### INFORMATION PROVIDED:
-----
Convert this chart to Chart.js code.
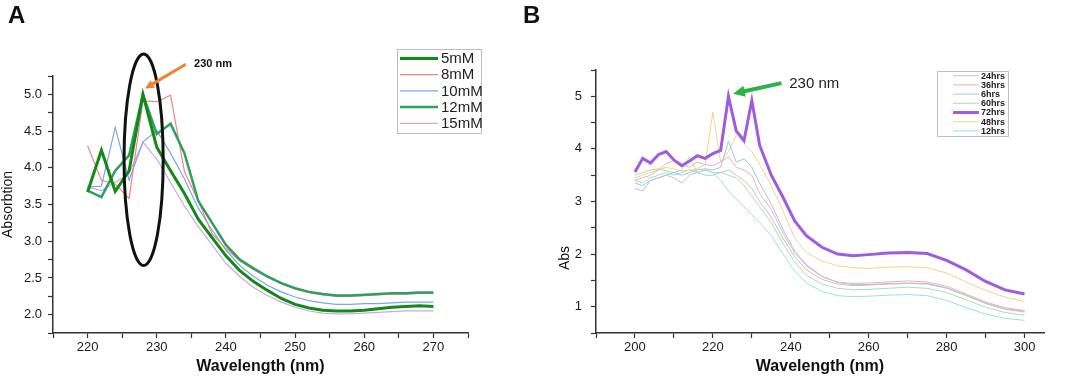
<!DOCTYPE html>
<html>
<head>
<meta charset="utf-8">
<script src="https://cdn.jsdelivr.net/npm/chart.js@4.4.1/dist/chart.umd.min.js"></script>
<style>
  html, body { margin: 0; padding: 0; background: #fff; }
  #wrap { position: relative; width: 1065px; height: 376px; overflow: hidden; }
  .panel { position: absolute; font-family: "Liberation Sans", Arial, sans-serif; font-weight: bold; font-size: 24px; color: #111; }
  #cA { position: absolute; left: 0; top: 0; }
  #cB { position: absolute; left: 530px; top: 0; }
</style>
</head>
<body>
<div id="wrap">
  <canvas id="cA" width="500" height="376"></canvas>
  <canvas id="cB" width="535" height="376"></canvas>
  <div class="panel" style="left:8px;top:1px">A</div>
  <div class="panel" style="left:523px;top:1px">B</div>
</div>
<script>
// ---- panel A data (absorption vs wavelength, by concentration)
const wavelengthA = [220,222,224,226,228,230,232,234,236,238,240,242,244,246,248,250,252,254,256,258,260,262,264,266,268,270];
const mM5  = [3.67,4.24,3.68,3.96,5.0,4.28,3.96,3.65,3.3,3.05,2.8,2.6,2.45,2.33,2.22,2.14,2.09,2.06,2.05,2.05,2.06,2.08,2.1,2.11,2.12,2.11];
const mM8  = [4.3,3.83,3.78,3.58,4.91,4.9,4.99,3.95,3.55,3.1,2.9,2.73,2.61,2.51,2.42,2.35,2.30,2.27,2.25,2.25,2.26,2.27,2.28,2.28,2.29,2.29];
const mM10 = [3.74,3.75,4.55,3.83,4.35,4.51,4.2,3.85,3.45,3.15,2.88,2.67,2.52,2.4,2.31,2.24,2.19,2.16,2.14,2.14,2.15,2.15,2.16,2.17,2.17,2.17];
const mM12 = [3.69,3.6,3.96,4.17,5.0,4.46,4.6,4.2,3.55,3.25,2.95,2.75,2.63,2.52,2.43,2.36,2.31,2.28,2.26,2.26,2.27,2.28,2.29,2.29,2.30,2.30];
const mM15 = [3.74,3.69,3.8,3.92,4.35,4.12,3.8,3.48,3.2,2.95,2.7,2.52,2.37,2.26,2.17,2.1,2.05,2.02,2.01,2.01,2.02,2.03,2.04,2.05,2.05,2.05];
const xLabelsA = [220,230,240,250,260,270];
const yLabelsA = [2.0,2.5,3.0,3.5,4.0,4.5,5.0];

// ---- panel B data (abs vs wavelength, by time)
const wavelengthB = [200,202,204,206,208,210,212,214,216,218,220,222,224,226,228,230,232,235,238,241,244,248,252,256,260,265,270,275,280,285,290,295,300];
const h24 = [3.25,3.2,3.4,3.45,3.5,3.45,3.35,3.5,3.55,3.5,3.5,3.55,3.6,3.5,3.4,3.25,3.0,2.7,2.3,1.95,1.7,1.52,1.43,1.4,1.41,1.43,1.44,1.43,1.35,1.21,1.06,0.95,0.9];
const h36 = [3.4,3.45,3.5,3.6,3.72,3.78,3.72,3.65,3.75,3.7,3.68,3.75,3.85,3.65,3.6,3.5,3.15,2.85,2.4,2.02,1.78,1.57,1.47,1.44,1.45,1.47,1.49,1.47,1.39,1.24,1.09,0.98,0.93];
const h6  = [3.35,3.3,3.4,3.45,3.5,3.55,3.5,3.55,3.6,3.62,3.6,3.65,4.15,3.75,3.81,3.65,3.35,2.95,2.47,2.06,1.8,1.58,1.46,1.42,1.42,1.44,1.45,1.44,1.36,1.22,1.07,0.96,0.91];
const h60 = [3.5,3.55,3.6,3.62,3.58,3.55,3.6,3.85,3.55,3.6,3.55,3.55,3.5,3.45,3.3,3.1,2.9,2.6,2.2,1.85,1.6,1.43,1.35,1.32,1.33,1.35,1.37,1.35,1.27,1.13,0.99,0.89,0.84];
const h72 = [3.56,3.82,3.73,3.89,3.95,3.79,3.68,3.77,3.87,3.82,3.91,3.97,5.0,4.34,4.16,4.92,4.07,3.5,3.08,2.63,2.35,2.13,2.0,1.97,1.99,2.02,2.03,2.01,1.88,1.7,1.48,1.32,1.24];
const h48 = [3.45,3.5,3.55,3.6,3.65,3.62,3.58,3.6,3.62,3.7,4.7,3.75,3.95,4.26,4.1,3.95,3.7,3.3,2.82,2.3,2.03,1.87,1.78,1.74,1.73,1.75,1.76,1.74,1.64,1.47,1.31,1.18,1.1];
const h12 = [3.4,3.35,3.45,3.5,3.55,3.5,3.55,3.6,3.55,3.6,3.55,3.4,3.2,3.05,2.9,2.75,2.6,2.35,2.0,1.68,1.45,1.29,1.21,1.19,1.2,1.22,1.23,1.21,1.12,0.98,0.86,0.78,0.74];
const xLabelsB = [200,220,240,260,280,300];
const yLabelsB = [1,2,3,4,5];

const FONT = '"Liberation Sans", Arial, sans-serif';

function pts(xs, ys) {
  return ys.map((v, i) => ({ x: xs[i], y: v }));
}

function line(label, xs, ys, color, width, order) {
  return {
    label: label,
    data: pts(xs, ys),
    borderColor: color,
    backgroundColor: color,
    borderWidth: width,
    pointRadius: 0,
    tension: 0,
    order: order
  };
}

function drawArrow(ctx, x1, y1, x2, y2, color, w, head) {
  const ang = Math.atan2(y2 - y1, x2 - x1);
  ctx.save();
  ctx.strokeStyle = color;
  ctx.fillStyle = color;
  ctx.lineWidth = w;
  ctx.beginPath();
  ctx.moveTo(x1, y1);
  ctx.lineTo(x2 - Math.cos(ang) * head * 0.8, y2 - Math.sin(ang) * head * 0.8);
  ctx.stroke();
  ctx.beginPath();
  ctx.moveTo(x2, y2);
  ctx.lineTo(x2 - head * Math.cos(ang - 0.45), y2 - head * Math.sin(ang - 0.45));
  ctx.lineTo(x2 - head * Math.cos(ang + 0.45), y2 - head * Math.sin(ang + 0.45));
  ctx.closePath();
  ctx.fill();
  ctx.restore();
}

function drawLegend(chart, o) {
  const ctx = chart.ctx;
  ctx.save();
  ctx.strokeStyle = '#bdbdbd';
  ctx.lineWidth = 1;
  ctx.strokeRect(o.x + 0.5, o.y + 0.5, o.w, o.h);
  ctx.font = o.font;
  ctx.textBaseline = 'middle';
  chart.data.datasets.forEach((ds, i) => {
    const y = o.y + o.first + i * o.gap;
    ctx.strokeStyle = ds.borderColor;
    ctx.lineWidth = ds.borderWidth;
    ctx.beginPath();
    ctx.moveTo(o.x + o.l1, y);
    ctx.lineTo(o.x + o.l2, y);
    ctx.stroke();
    ctx.fillStyle = '#222';
    ctx.fillText(ds.label, o.x + o.tx, y + 0.5);
  });
  ctx.restore();
}

function axes(xr, yr, xLabels, yLabels, yFmt, yWidth, yTitle, yPad) {
  const common = {
    border: { display: true, color: '#333', width: 1.5 },
    grid: { display: true, drawOnChartArea: false, drawTicks: true, tickLength: 5, tickColor: '#333', tickWidth: 1.2 }
  };
  return {
    x: Object.assign({}, common, {
      type: 'linear', min: xr[0], max: xr[1],
      ticks: { stepSize: xr[2], autoSkip: false, includeBounds: false, maxRotation: 0, padding: 2, color: '#1a1a1a',
               font: { family: FONT, size: 13 },
               callback: v => xLabels.includes(v) ? String(v) : '' },
      title: { display: true, text: 'Wavelength (nm)', color: '#111',
               font: { family: FONT, size: 16, weight: 'bold' }, padding: { top: 0, bottom: 0 } },
      afterFit: s => { s.height = 43; }
    }),
    y: Object.assign({}, common, {
      type: 'linear', min: yr[0], max: yr[1],
      ticks: { stepSize: yr[2], autoSkip: false, padding: yPad, color: '#1a1a1a',
               font: { family: FONT, size: 13 },
               callback: v => yLabels.includes(v) ? yFmt(v) : '' },
      title: { display: !!yTitle, text: yTitle || '', color: '#111',
               font: { family: FONT, size: 14 }, padding: { top: 0, bottom: 0 } },
      afterFit: s => { s.width = yWidth; }
    })
  };
}

// ---- chart A
const annA = {
  ellipse: { x: 228.1, y: 4.11, rx: 2.83, ry: 1.44 },
  arrow: { from: [234.2, 5.41], to: [228.3, 5.08] },
  label: { x: 235.4, y: 5.41, text: '230 nm' }
};

new Chart(document.getElementById('cA'), {
  type: 'line',
  data: {
    datasets: [
      line('5mM', wavelengthA, mM5, 'rgb(18,138,24)', 3, 0),
      line('8mM', wavelengthA, mM8, 'rgb(240,135,135)', 1.2, 2),
      line('10mM', wavelengthA, mM10, 'rgb(125,165,232)', 1.2, 2),
      line('12mM', wavelengthA, mM12, 'rgb(45,160,95)', 2.5, 1),
      line('15mM', wavelengthA, mM15, 'rgb(205,165,235)', 1.2, 2)
    ]
  },
  options: {
    responsive: false,
    animation: false,
    layout: { padding: { top: 76, right: 32, left: 0, bottom: 0 } },
    plugins: { legend: { display: false }, tooltip: { enabled: false } },
    scales: axes([215, 275, 5], [1.75, 5.25, 0.25], xLabelsA, yLabelsA, v => v.toFixed(1), 53, 'Absorbtion', 6)
  },
  plugins: [{
    id: 'extrasA',
    afterDraw(chart) {
      const ctx = chart.ctx, xs = chart.scales.x, ys = chart.scales.y;
      const e = annA.ellipse;
      const cx = xs.getPixelForValue(e.x), cy = ys.getPixelForValue(e.y);
      const rx = xs.getPixelForValue(e.x + e.rx) - cx, ry = cy - ys.getPixelForValue(e.y + e.ry);
      ctx.save();
      ctx.strokeStyle = '#111';
      ctx.lineWidth = 3;
      ctx.beginPath();
      ctx.ellipse(cx, cy, rx, ry, 0, 0, Math.PI * 2);
      ctx.stroke();
      ctx.restore();
      const a = annA.arrow;
      drawArrow(ctx, xs.getPixelForValue(a.from[0]), ys.getPixelForValue(a.from[1]),
                xs.getPixelForValue(a.to[0]), ys.getPixelForValue(a.to[1]), 'rgb(242,130,45)', 3, 10);
      ctx.save();
      ctx.font = 'bold 11px ' + FONT;
      ctx.fillStyle = '#111';
      ctx.textBaseline = 'middle';
      ctx.fillText(annA.label.text, xs.getPixelForValue(annA.label.x), ys.getPixelForValue(annA.label.y));
      ctx.restore();
      drawLegend(chart, { x: 397, y: 49, w: 84, h: 84, first: 9.5, gap: 16.2, l1: 3, l2: 41, tx: 44, font: '15px ' + FONT });
    }
  }]
});

// ---- chart B
const annB = {
  arrow: { from: [237.6, 5.25], to: [225.2, 5.05] },
  label: { x: 239.6, y: 5.24, text: '230 nm' }
};

new Chart(document.getElementById('cB'), {
  type: 'line',
  data: {
    datasets: [
      line('24hrs', wavelengthB, h24, 'rgb(195,195,195)', 1, 1),
      line('36hrs', wavelengthB, h36, 'rgb(245,172,182)', 1, 1),
      line('6hrs', wavelengthB, h6, 'rgb(160,196,236)', 1, 1),
      line('60hrs', wavelengthB, h60, 'rgb(165,225,172)', 1, 1),
      line('72hrs', wavelengthB, h72, 'rgb(160,92,222)', 3, 0),
      line('48hrs', wavelengthB, h48, 'rgb(242,212,135)', 1, 1),
      line('12hrs', wavelengthB, h12, 'rgb(150,226,226)', 1, 1)
    ]
  },
  options: {
    responsive: false,
    animation: false,
    layout: { padding: { top: 70, right: 21, left: 0, bottom: 0 } },
    plugins: { legend: { display: false }, tooltip: { enabled: false } },
    scales: axes([190, 305, 10], [0.5, 5.5, 0.5], xLabelsB, yLabelsB, v => String(v), 66, '', 9)
  },
  plugins: [{
    id: 'extrasB',
    afterDraw(chart) {
      const ctx = chart.ctx, xs = chart.scales.x, ys = chart.scales.y;
      const a = annB.arrow;
      drawArrow(ctx, xs.getPixelForValue(a.from[0]), ys.getPixelForValue(a.from[1]),
                xs.getPixelForValue(a.to[0]), ys.getPixelForValue(a.to[1]), 'rgb(40,180,70)', 4, 13);
      ctx.save();
      ctx.font = '15px ' + FONT;
      ctx.fillStyle = '#222';
      ctx.textBaseline = 'middle';
      ctx.fillText(annB.label.text, xs.getPixelForValue(annB.label.x), ys.getPixelForValue(annB.label.y));
      // y axis title, sits low on the axis in the original
      ctx.translate(chart.chartArea.left - 31, 258);
      ctx.rotate(-Math.PI / 2);
      ctx.textAlign = 'center';
      ctx.font = '14px ' + FONT;
      ctx.fillStyle = '#111';
      ctx.fillText('Abs', 0, 0);
      ctx.restore();
      drawLegend(chart, { x: 407, y: 71, w: 71, h: 65, first: 4.7, gap: 9.2, l1: 16, l2: 42, tx: 44, font: 'bold 9px ' + FONT });
    }
  }]
});
</script>
</body>
</html>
-----
### EXERCISE OBJECTIVE:
Please restate the material above line by line, exactly, beginning at its first line and ending with the line that contains "const yLabelsA = [2.0,2.5,3.0,3.5,4.0,4.5,5.0];", without any pictures.

### TASK SOLUTION:
Convert this chart to Chart.js code.
<!DOCTYPE html>
<html>
<head>
<meta charset="utf-8">
<script src="https://cdn.jsdelivr.net/npm/chart.js@4.4.1/dist/chart.umd.min.js"></script>
<style>
  html, body { margin: 0; padding: 0; background: #fff; }
  #wrap { position: relative; width: 1065px; height: 376px; overflow: hidden; }
  .panel { position: absolute; font-family: "Liberation Sans", Arial, sans-serif; font-weight: bold; font-size: 24px; color: #111; }
  #cA { position: absolute; left: 0; top: 0; }
  #cB { position: absolute; left: 530px; top: 0; }
</style>
</head>
<body>
<div id="wrap">
  <canvas id="cA" width="500" height="376"></canvas>
  <canvas id="cB" width="535" height="376"></canvas>
  <div class="panel" style="left:8px;top:1px">A</div>
  <div class="panel" style="left:523px;top:1px">B</div>
</div>
<script>
// ---- panel A data (absorption vs wavelength, by concentration)
const wavelengthA = [220,222,224,226,228,230,232,234,236,238,240,242,244,246,248,250,252,254,256,258,260,262,264,266,268,270];
const mM5  = [3.67,4.24,3.68,3.96,5.0,4.28,3.96,3.65,3.3,3.05,2.8,2.6,2.45,2.33,2.22,2.14,2.09,2.06,2.05,2.05,2.06,2.08,2.1,2.11,2.12,2.11];
const mM8  = [4.3,3.83,3.78,3.58,4.91,4.9,4.99,3.95,3.55,3.1,2.9,2.73,2.61,2.51,2.42,2.35,2.30,2.27,2.25,2.25,2.26,2.27,2.28,2.28,2.29,2.29];
const mM10 = [3.74,3.75,4.55,3.83,4.35,4.51,4.2,3.85,3.45,3.15,2.88,2.67,2.52,2.4,2.31,2.24,2.19,2.16,2.14,2.14,2.15,2.15,2.16,2.17,2.17,2.17];
const mM12 = [3.69,3.6,3.96,4.17,5.0,4.46,4.6,4.2,3.55,3.25,2.95,2.75,2.63,2.52,2.43,2.36,2.31,2.28,2.26,2.26,2.27,2.28,2.29,2.29,2.30,2.30];
const mM15 = [3.74,3.69,3.8,3.92,4.35,4.12,3.8,3.48,3.2,2.95,2.7,2.52,2.37,2.26,2.17,2.1,2.05,2.02,2.01,2.01,2.02,2.03,2.04,2.05,2.05,2.05];
const xLabelsA = [220,230,240,250,260,270];
const yLabelsA = [2.0,2.5,3.0,3.5,4.0,4.5,5.0];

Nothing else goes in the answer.